The federal prosecutor's office (federaal parket, parquet fédéral, föderale Staatsanwaltschaft) of Belgium is a prosecutor's office with jurisdiction over the entire Belgian territory, unlike the other prosecutor's offices which are associated to a particular court or arrondissement ("judicial district"). The office was created in 2002 to be able to act more efficiently against certain forms of crime that transcend the borders of individual judicial districts, such as human trafficking or terrorism. In this capacity, the office has the power to carry out prosecutions in all Belgian courts with criminal jurisdiction.

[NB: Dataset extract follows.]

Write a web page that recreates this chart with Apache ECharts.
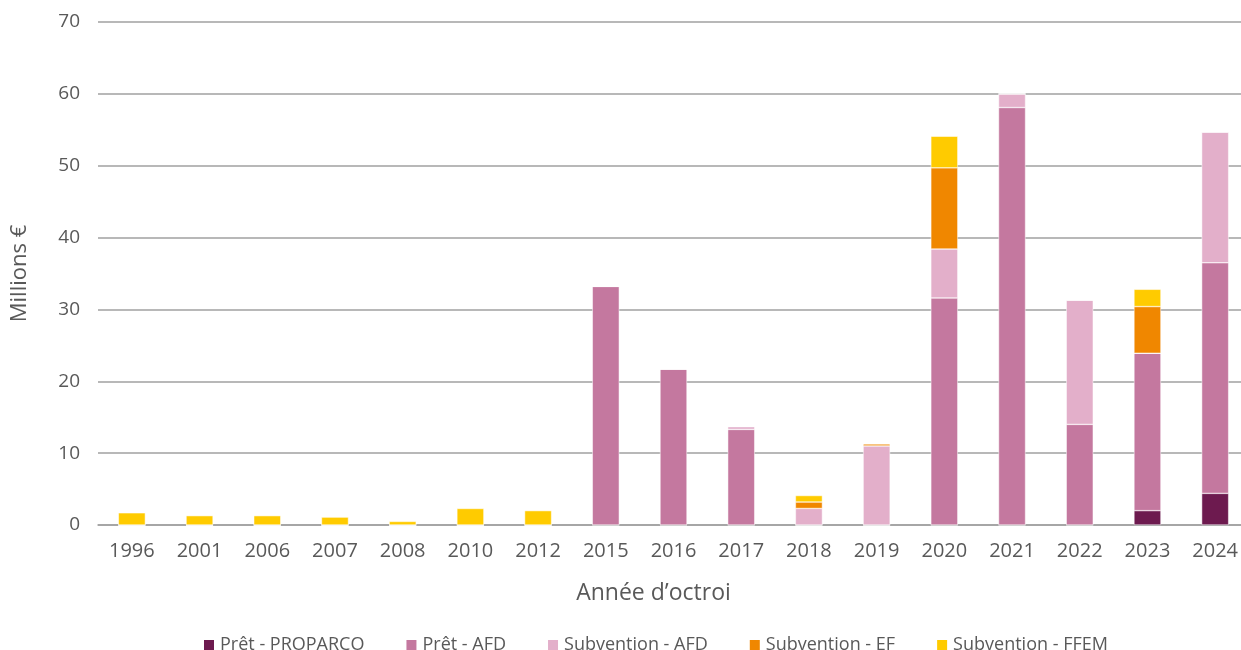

The office fulfills its duties under the authority of the Minister of Justice, and is bound by the prosecutorial guidelines of the College of prosecutors-general.

The federal prosecutor's office is located in Brussels. The office consists of around thirty federal magistrates ("assistant prosecutors") and is led by the federal prosecutor. As of 2020, the incumbent federal prosecutor is Frédéric Van Leeuw. The federal magistrates and federal prosecutor are not permanent members of the office; they are members of the other Belgian prosecutor's offices who are appointed for a five-year federal mandate.

== Duties ==
The federal prosecutor's office has four main duties:

- To initiate criminal investigations and prosecute cases that belong to its jurisdiction, in conjunction with the other prosecutor's offices. These are cases that exceed the jurisdiction of the other prosecutor's offices or that meet certain criteria, such as cases involving human trafficking, terrorism, crimes related to nuclear material or transnational organized crime. In some cases, the federal prosecutor's office has the exclusive power of prosecution, such as in cases involving crimes against humanity or piracy.
- To ensure the coordination of investigations or prosecutions by the other prosecutor's offices, by providing support or by centralising multiple concurrent investigations at one office.
- To facilitate international judicial cooperation, by providing support with regards to mutual legal assistance, and by acting as a central contact point for foreign and international judicial authorities (such as Eurojust).
- To supervise the functioning of the Federal Police.